School trust lands are an important and broadly misunderstood category of land ownership. They are publicly owned and managed yet have a different legal purpose than other public lands. Just as state parks, wildlife management areas or other types of public land have legally defined objectives, so do school trust lands. They were established in multiple state constitutions to be held in trust for a single and specific purpose: to generate revenue for public schools.
Minnesota’s school trust lands comprise approximately 2.5 million acres plus one million acres of school trust lands severed mineral interests. The lands include forestlands, large deposits of developed and undeveloped minerals, riparian lands, construction aggregate, grasslands, farmlands used for grazing and crop production, and a significant quantity of wetlands that are currently economically unproductive because they are low-lying and inaccessible and therefore have little or no marketability.
More than two million acres, or 92%, of Minnesota’s school trust lands are located in ten northern Minnesota counties. School trust lands are a substantial share of the total land base in a number of these counties. The remaining school trust lands are dispersed through other parts of the state, with less than 500 acres remaining in the southern third of the state.
Shared Geography
The State of Minnesota shares geography with eleven Tribal Nations — four Dakota communities in the southern portion of the state and seven Ojibwe communities in the north. The name Minnesota comes from the Daḳota name for this region, Mni Sota Maḳoce — "the land where the waters reflect the clouds." The Daḳota and Ojibwe, whose cultural, spiritual, and economic practices are intrinsically woven to this landscape, hold this land sacred.
From 1837-67, the Ojibwe and Dakota people negotiated government to government with the United States and, through a series of treaties, ceded most of the land that is now Minnesota to the federal government while preserving their sovereign land, rights, and privileges.
All 2.5 million acres of Minnesota school trust lands are located within ceded territories with a small subset situated within tribal reservations boundaries.
History
The history of school trust lands is one of extraordinary vision on the part of this nation's founding fathers. The idea was simple: generate income from land to supplement public school funding. The original thirteen states had sovereign authority over all of the lands within their borders. This land provided a tax base for the support of education and other governmental functions. In contrast, the federal government owned vast areas of the territories that later became states. This land was immune from taxation. As a result, states created from these public lands would not have been on an "equal footing" with those of the original thirteen. Congress, therefore, made land grants to the newly admitted states in order to equalize their tax base status with that of the original thirteen.
Legislation adopted by the Continental Congress in 1785 established a framework under which states and territories reserved lands to help pay for public schools. When Minnesota became a State in 1858, the federal government granted sections 16 and 36 of every township, or their equivalent, to the state "for the use of schools". Congress later granted additional lands, entrusting Minnesota with a total of 8.1 million acres. All three federal grants are now considered school trust lands in the Minnesota Constitution.

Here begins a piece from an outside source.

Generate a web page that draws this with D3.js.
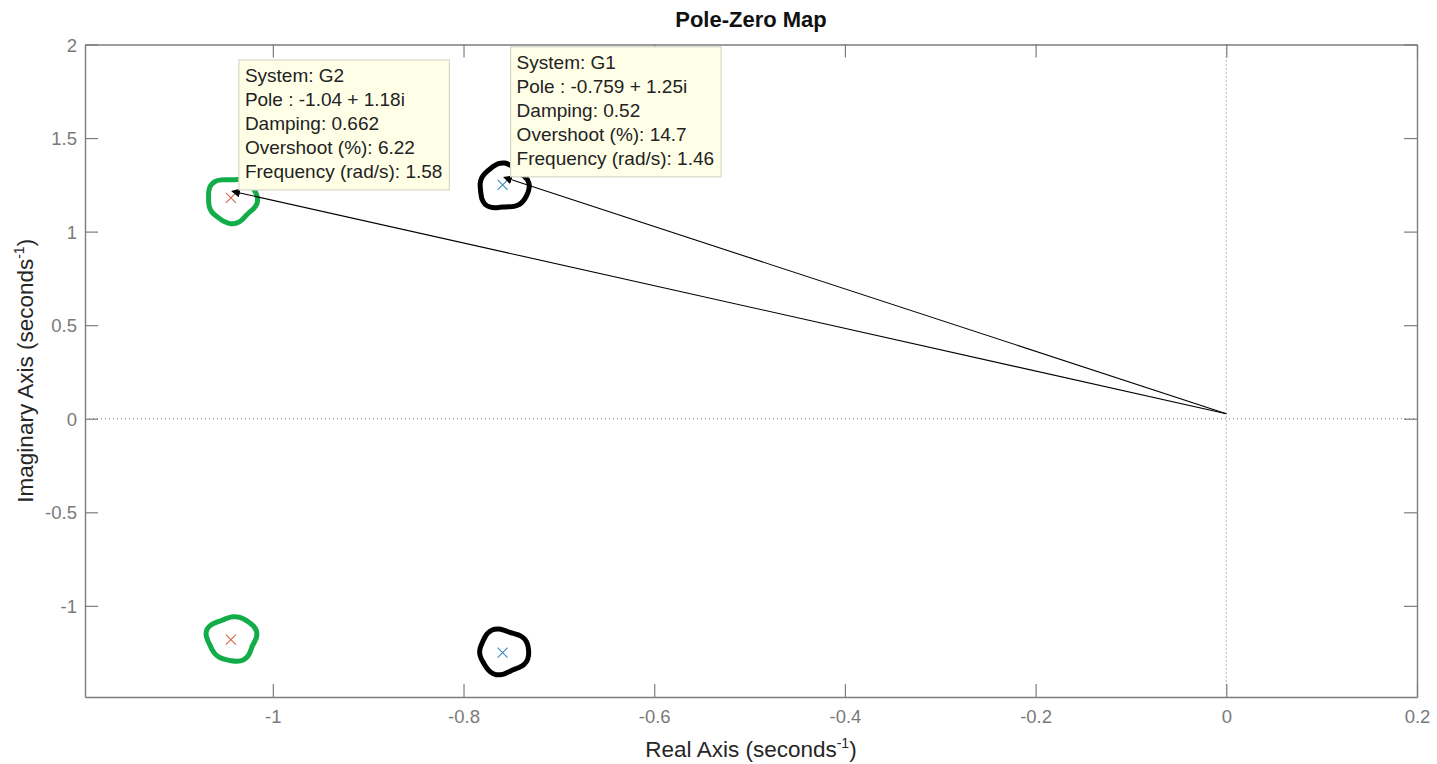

In the late 1800s, state policy promoted selling these lands to private owners as quickly as possible. By 1900, the state sold much of the land—especially agricultural land in the southern part of the state—to private interests. In the early 1900s, state policy began to shift toward acknowledgment that public ownership and management of school trust lands were in the best long-term interest of generating revenue for public schools, and the Minnesota Legislature modified its school trust lands management policy by placing a number of restrictions on how the state would manage its remaining school trust acreage. Since the turn of the 20th century, the state has managed school trust lands under the policy of “selective retention” of lands, with various laws requiring reserving them for their future economic potential, and to retain them in public ownership.
Since 1861, several state entities have managed Minnesota’s school trust lands, including the State Board of Commissioners of School Lands (1861), the State Land Office (1862-1931), and the Department of Conservation (1931-1969). In 1969, the Legislature reorganized the Department of Conservation into the Department of Natural Resources, where management of school trust lands remains today.